By Paul Hancock – Head of Specialist Underwriting, Corporate and Compliance
Infiniti Insurance Limited

The regulatory environment within which we operate is complex and the impact and extent of this environment is forever increasing, becoming far reaching as the regulatory tsunami hits us. We are all subject to the ebb and flow of these strong tides.

The real question is how do we manage the balance of performance versus conformance?

“Performance” refers to “how successfully a task is accomplished” whereas “conformance” refers to “compliance with standards, rules and laws”  Although, these two words are often seen as being antagonistic and directly opposing one another, this is not correct as “performance” and “conformance” must be seen to be mutually inclusive,  that they both exist at the same time.

This is a sensitive question, whether sufficient processes are in place to effect a balance between conformance and performance, as there are valid arguments on both sides of the equation.

The regulatory universe is fundamentally important in ensuring that rules and laws are complied with and that not one person is unfairly prejudiced in any way. It is also designed to ensure that unscrupulous operators are prevented from entering the industry, or are detected in a timely manner. One merely needs to visit the Financial Services Board’s website to ascertain that they are very serious about policing and enforcing the regulatory framework. This includes, among others, the withdrawal and suspension of licences, public censure and debarment of key individuals and representatives. This means that most tasks that any financial services provider will undertake, in achieving its stated objectives, will be governed by one or more regulations in varying degrees. Coupled with this scenario, international practices, such as Solvency II, also influence our regulatory regime.

Regulation should not be seen as negative but rather as a framework within which to operate. The framework needs to be principles-based as opposed to rules-based as this supports the fundamentals of free market enterprise and does not stifle competition. Governance frameworks such as the “three lines of defence” make absolute business sense, and yet tend to have arisen because of regulatory intervention as opposed to sound business principles. However, sometimes the balance is in favour of the second and third lines of defence.

Client-centricity should be central to any corporates business model, yet corporates do become engulfed in matters of conformance. This results in becoming inwardly focused and can create a chasm with a client-centric model. The costs of governance and regulation are increasing the costs of financial products and these costs can only be passed on to the consumer. Therefore whilst trying to rightly protect the consumer through the regulatory environment, it is the consumer who will bear the brunt of these costs, thus either making the product unaffordable to that consumer or resulting in the consumer needing to opt for a cheaper less meaningful product. In both cases the consumer is disadvantaged.

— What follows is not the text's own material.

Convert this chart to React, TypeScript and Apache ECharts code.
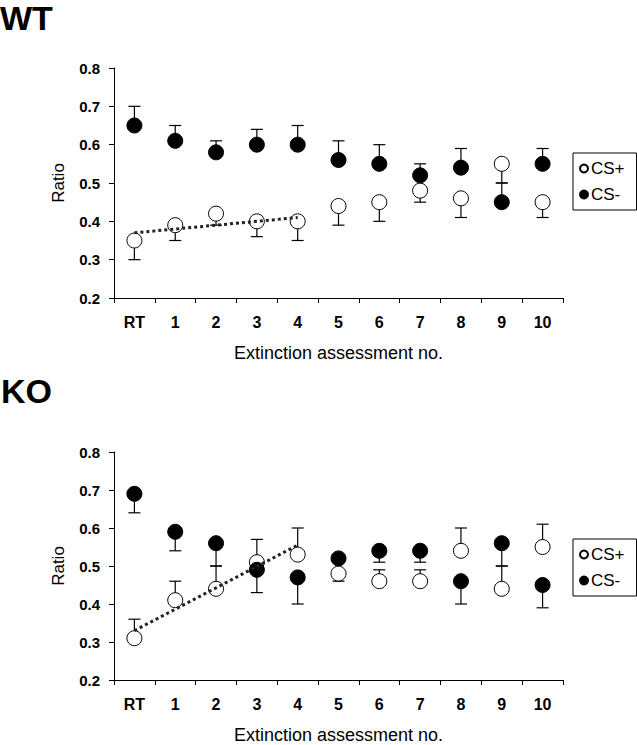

Corporates have significant targets and objectives to achieve and to ensure that they are viable, efficient and effective means that they must be outwardly focused on their consumer thus ensuring customer loyalty as well as the fair treatment of the consumer. It is always difficult to make and implement decisions that require a cumbersome regulatory task to be completed as this prolongs decision making and is not necessarily conducive to furthering business objectives. It is for this reason that the implementation of regulation needs to follow a uniform approach to ensure a pragmatic, workable and sustainable approach.

The regulatory environment is here to stay and thus business must gear-up to deal with this.  There is no doubting that regulation is always required but it is essential that the impact of conformance is fully understood as well as the resultant impact on consumers and the efficiency of business operations.